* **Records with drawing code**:
** Begin **

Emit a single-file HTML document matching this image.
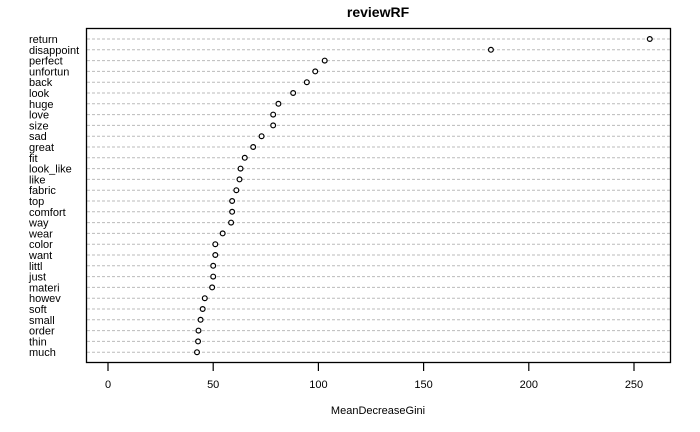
<!DOCTYPE html>
<html><head><meta charset="utf-8"><style>
body{margin:0;background:#fff;}
svg{display:block;font-family:"Liberation Sans",Arial,sans-serif;}
</style></head><body>
<svg id="chart" width="700" height="432" viewBox="0 0 700 432">
<rect width="700" height="432" fill="#fff"/>
<text x="378" y="17" text-anchor="middle" font-size="14" font-weight="bold">reviewRF</text>
<g id="rows"></g>
<rect x="86.5" y="28.5" width="584" height="334" fill="none" stroke="#000" stroke-width="1.3"/>
<g id="xaxis"></g>
<text x="378" y="414" text-anchor="middle" font-size="11">MeanDecreaseGini</text>
</svg>
<script>
const categories=["return","disappoint","perfect","unfortun","back","look","huge","love","size","sad","great","fit","look_like","like","fabric","top","comfort","way","wear","color","want","littl","just","materi","howev","soft","small","order","thin","much"];
const values=[257.5,182,103,98.5,94.5,88,81,78.5,78.5,73,69,65,63,62.5,61,59,59,58.5,54.5,51,51,50,50,49.5,46,45,44,43,42.8,42.3];
const ticks=[0,50,100,150,200,250];
const NS="http://www.w3.org/2000/svg";
const x=v=>108+v*2.104;
const y=i=>39+i*10.8;
const rows=document.getElementById('rows');
function mk(t,a,p){const e=document.createElementNS(NS,t);for(const k in a)e.setAttribute(k,a[k]);p.appendChild(e);return e;}
categories.forEach((c,i)=>{
  const l=mk('line',{x1:87,x2:670,y1:y(i),y2:y(i),stroke:'#bbb','stroke-dasharray':'3,2','stroke-width':1},rows);
  
  
  const t=mk('text',{x:29,y:y(i)+4,'font-size':11},rows);
  t.textContent=c;
  
  
  const p=mk('circle',{cx:x(values[i]),cy:y(i),r:2.4,fill:'#fff',stroke:'#000','stroke-width':1.2},rows);
  
  
});
const ax=document.getElementById('xaxis');
ticks.forEach(v=>{
  const l=mk('line',{x1:x(v),x2:x(v),y1:363,y2:371,stroke:'#000','stroke-width':1.2},ax);
  
  
  const t=mk('text',{x:x(v),y:388,'text-anchor':'middle','font-size':11},ax);
  t.textContent=v;
  
  
});
</script>
</body></html>
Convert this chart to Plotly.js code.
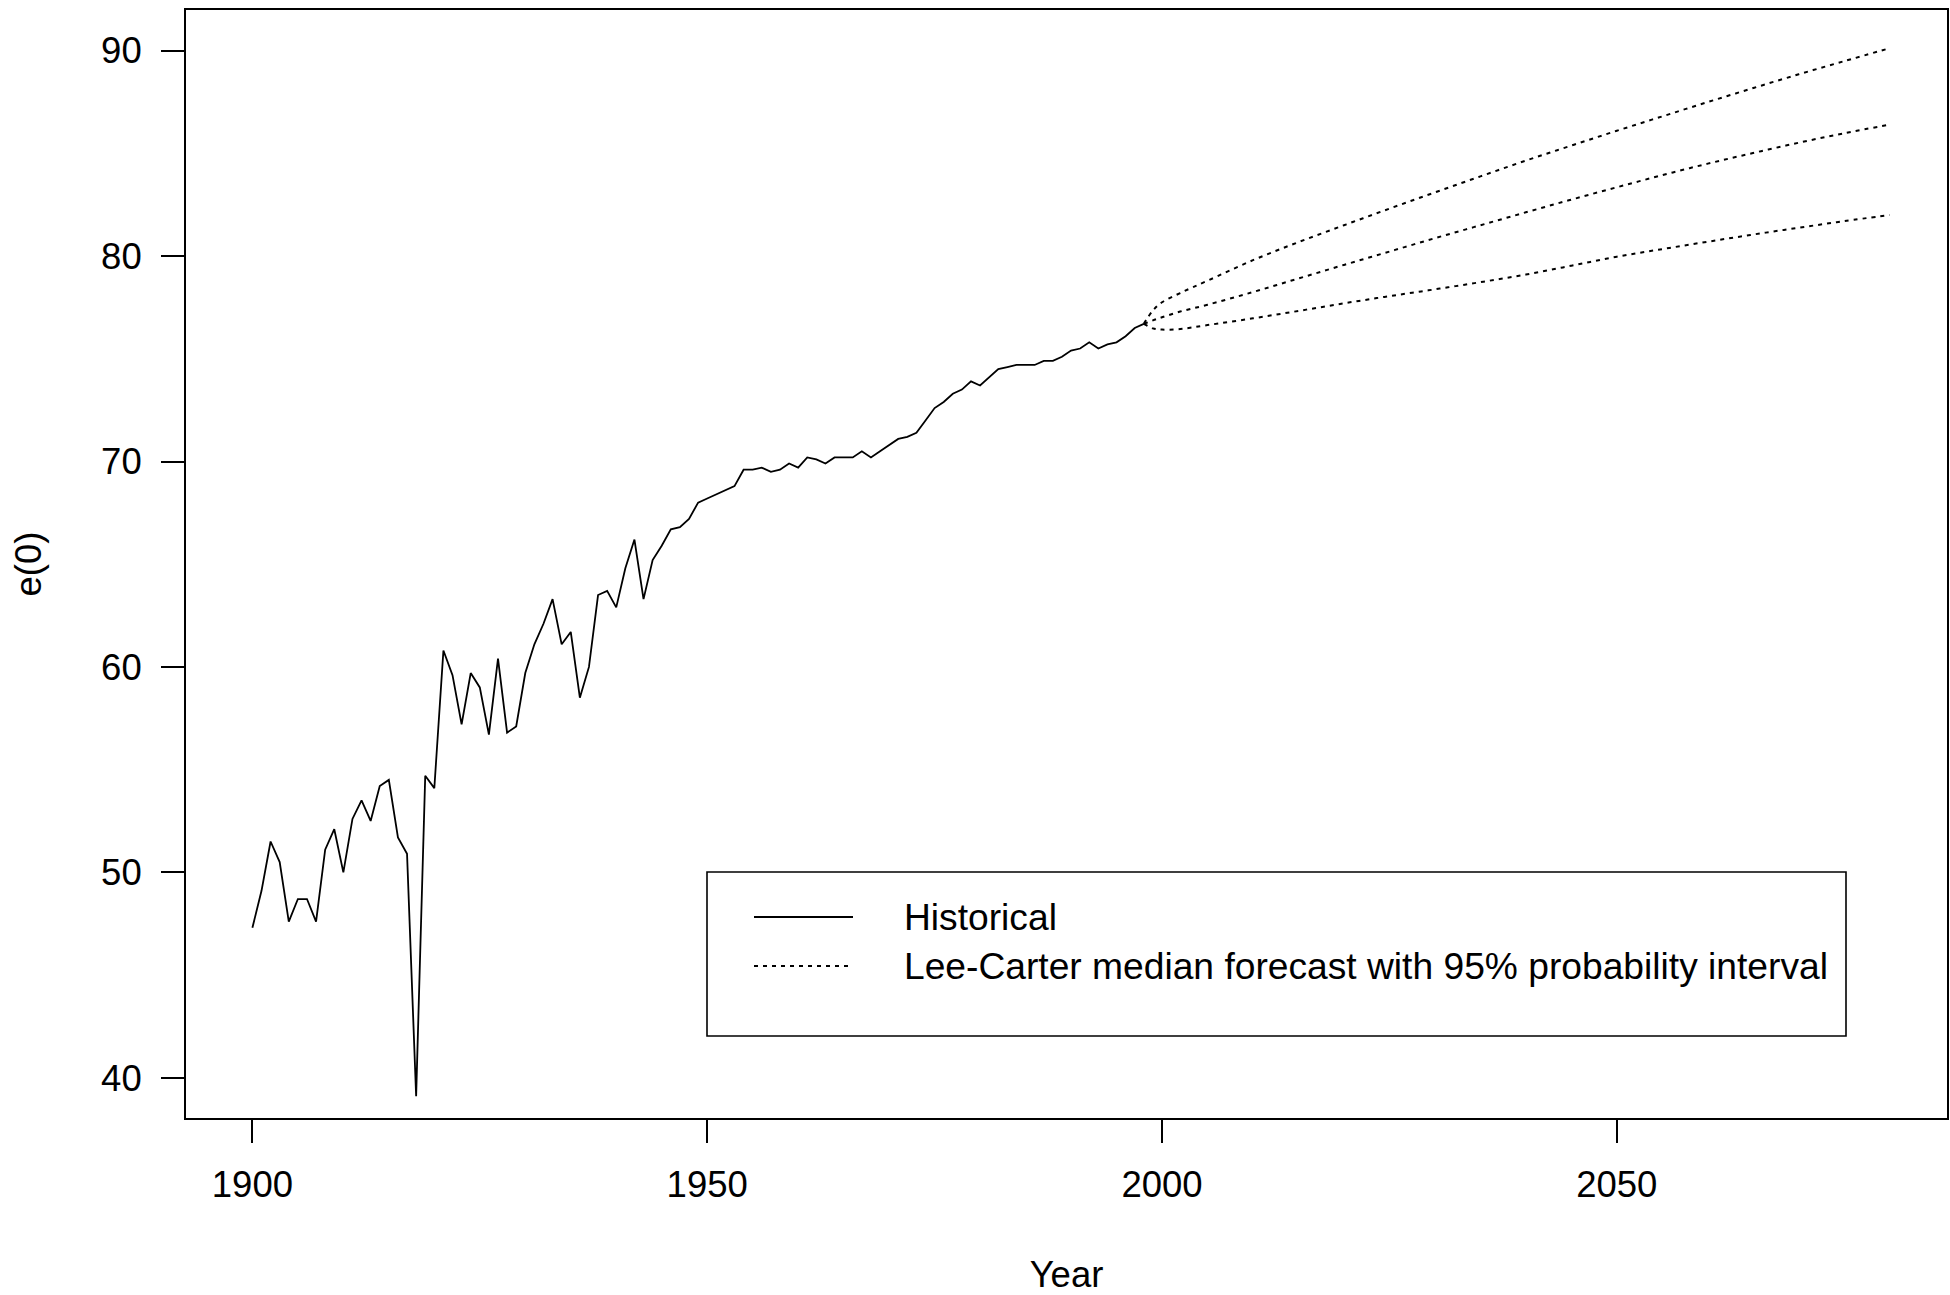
<!DOCTYPE html>
<html>
<head>
<meta charset="utf-8">
<script src="https://cdn.plot.ly/plotly-3.0.1.min.js"></script>
<style>
  html, body { margin: 0; padding: 0; background: #ffffff; }
  #chart { width: 1950px; height: 1295px; }
</style>
</head>
<body>
<div id="chart"></div>
<script>
// ---- Data ----
var histYears = [];
for (var yr = 1900; yr <= 1998; yr++) histYears.push(yr);
var histE0 = [
  47.3, 49.1, 51.5, 50.5, 47.6, 48.7, 48.7, 47.6, 51.1, 52.1,
  50.0, 52.6, 53.5, 52.5, 54.2, 54.5, 51.7, 50.9, 39.1, 54.7,
  54.1, 60.8, 59.6, 57.2, 59.7, 59.0, 56.7, 60.4, 56.8, 57.1,
  59.7, 61.1, 62.1, 63.3, 61.1, 61.7, 58.5, 60.0, 63.5, 63.7,
  62.9, 64.8, 66.2, 63.3, 65.2, 65.9, 66.7, 66.8, 67.2, 68.0,
  68.2, 68.4, 68.6, 68.8, 69.6, 69.6, 69.7, 69.5, 69.6, 69.9,
  69.7, 70.2, 70.1, 69.9, 70.2, 70.2, 70.2, 70.5, 70.2, 70.5,
  70.8, 71.1, 71.2, 71.4, 72.0, 72.6, 72.9, 73.3, 73.5, 73.9,
  73.7, 74.1, 74.5, 74.6, 74.7, 74.7, 74.7, 74.9, 74.9, 75.1,
  75.4, 75.5, 75.8, 75.5, 75.7, 75.8, 76.1, 76.5, 76.7
];

var fcYears = [1998, 1999, 2000, 2002, 2005, 2010, 2015, 2020, 2025, 2030,
               2035, 2040, 2045, 2050, 2055, 2060, 2065, 2070, 2075, 2080];
var fcUpper = [76.7, 77.35, 77.75, 78.2, 78.8, 79.8, 80.68, 81.5, 82.31, 83.1,
               83.88, 84.65, 85.38, 86.1, 86.8, 87.5, 88.18, 88.85, 89.49, 90.12];
var fcMedian = [76.7, 76.87, 77.02, 77.3, 77.63, 78.25, 78.91, 79.57, 80.22, 80.87,
                81.5, 82.13, 82.75, 83.35, 83.94, 84.5, 85.02, 85.52, 85.98, 86.4];
var fcLower = [76.7, 76.48, 76.42, 76.45, 76.64, 76.97, 77.33, 77.7, 78.05, 78.38,
               78.73, 79.1, 79.53, 79.97, 80.34, 80.7, 81.05, 81.38, 81.7, 82.0];

var xTicks = [1900, 1950, 2000, 2050];
var yTicks = [40, 50, 60, 70, 80, 90];
var legendLabels = ['Historical', 'Lee-Carter median forecast with 95% probability interval'];

// ---- Style ----
var FONT = 'Liberation Sans, Arial, Helvetica, sans-serif';
var FS = 36.5;
var LFS = 37.2;
var DOT = '4px,5px';

var M = {l: 186, r: 3, t: 10, b: 177};
var W = 1950, H = 1295;
var PW = W - M.l - M.r, PH = H - M.t - M.b;
function px(x) { return (x - M.l) / PW; }
function py(y) { return (H - M.b - y) / PH; }

var traces = [
  {x: histYears, y: histE0, type: 'scatter', mode: 'lines', name: legendLabels[0],
   line: {color: '#000', width: 1.8}, showlegend: false, hoverinfo: 'x+y'},
  {x: fcYears, y: fcUpper, type: 'scatter', mode: 'lines', name: 'Upper 95%',
   line: {color: '#000', width: 2, dash: DOT, shape: 'spline', smoothing: 1}, showlegend: false},
  {x: fcYears, y: fcMedian, type: 'scatter', mode: 'lines', name: 'Median',
   line: {color: '#000', width: 2, dash: DOT, shape: 'spline', smoothing: 1}, showlegend: false},
  {x: fcYears, y: fcLower, type: 'scatter', mode: 'lines', name: 'Lower 95%',
   line: {color: '#000', width: 2, dash: DOT, shape: 'spline', smoothing: 1}, showlegend: false}
];

// manual R-style legend
var lg = {x0: 707, x1: 1846, y0: 872, y1: 1036, sx0: 754, sx1: 853, tx: 902, r1: 917, r2: 966};
var shapes = [
  {type: 'rect', xref: 'paper', yref: 'paper', x0: px(lg.x0), x1: px(lg.x1), y0: py(lg.y1), y1: py(lg.y0),
   line: {color: '#000', width: 1.6}, fillcolor: 'rgba(255,255,255,0)'},
  {type: 'line', xref: 'paper', yref: 'paper', x0: px(lg.sx0), x1: px(lg.sx1), y0: py(lg.r1), y1: py(lg.r1),
   line: {color: '#000', width: 1.8}},
  {type: 'line', xref: 'paper', yref: 'paper', x0: px(lg.sx0), x1: px(lg.sx1), y0: py(lg.r2), y1: py(lg.r2),
   line: {color: '#000', width: 2, dash: DOT}}
];
var annotations = [
  {xref: 'paper', yref: 'paper', x: px(lg.tx), y: py(lg.r1), xanchor: 'left', yanchor: 'middle',
   text: legendLabels[0], showarrow: false, font: {family: FONT, size: LFS, color: '#000'}},
  {xref: 'paper', yref: 'paper', x: px(lg.tx), y: py(lg.r2), xanchor: 'left', yanchor: 'middle',
   text: legendLabels[1], showarrow: false, font: {family: FONT, size: LFS, color: '#000'}}
];

var axisCommon = {
  showgrid: false, zeroline: false,
  showline: true, mirror: true, linecolor: '#000', linewidth: 2,
  ticks: 'outside', ticklen: 23, tickwidth: 2, tickcolor: '#000',
  tickfont: {family: FONT, size: FS, color: '#000'},
  automargin: false, fixedrange: true
};

var layout = {
  width: W, height: H,
  margin: {l: M.l, r: M.r, t: M.t, b: M.b, pad: 0},
  paper_bgcolor: '#fff', plot_bgcolor: '#fff',
  font: {family: FONT, size: FS, color: '#000'},
  showlegend: false,
  xaxis: Object.assign({}, axisCommon, {
    range: [1892.7, 2086.3], tickmode: 'array', tickvals: xTicks, ticktext: xTicks.map(String),
    ticklabelstandoff: 10,
    title: {text: 'Year', font: {family: FONT, size: FS, color: '#000'}, standoff: 60}
  }),
  yaxis: Object.assign({}, axisCommon, {
    range: [38.04, 91.98], tickmode: 'array', tickvals: yTicks, ticktext: yTicks.map(String),
    ticklabelstandoff: 12,
    title: {text: 'e(0)', font: {family: FONT, size: FS, color: '#000'}, standoff: 48}
  }),
  shapes: shapes,
  annotations: annotations
};

Plotly.newPlot('chart', traces, layout, {displayModeBar: false, staticPlot: true});
</script>
</body>
</html>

** End **

* **WHAT THE EXERCISE ASKS**: Point out every line holding the string "this" and copy it.

* **WORKED ANSWER**:
Emit a single-file HTML document matching this image.
Convert this chart to Plotly.js code.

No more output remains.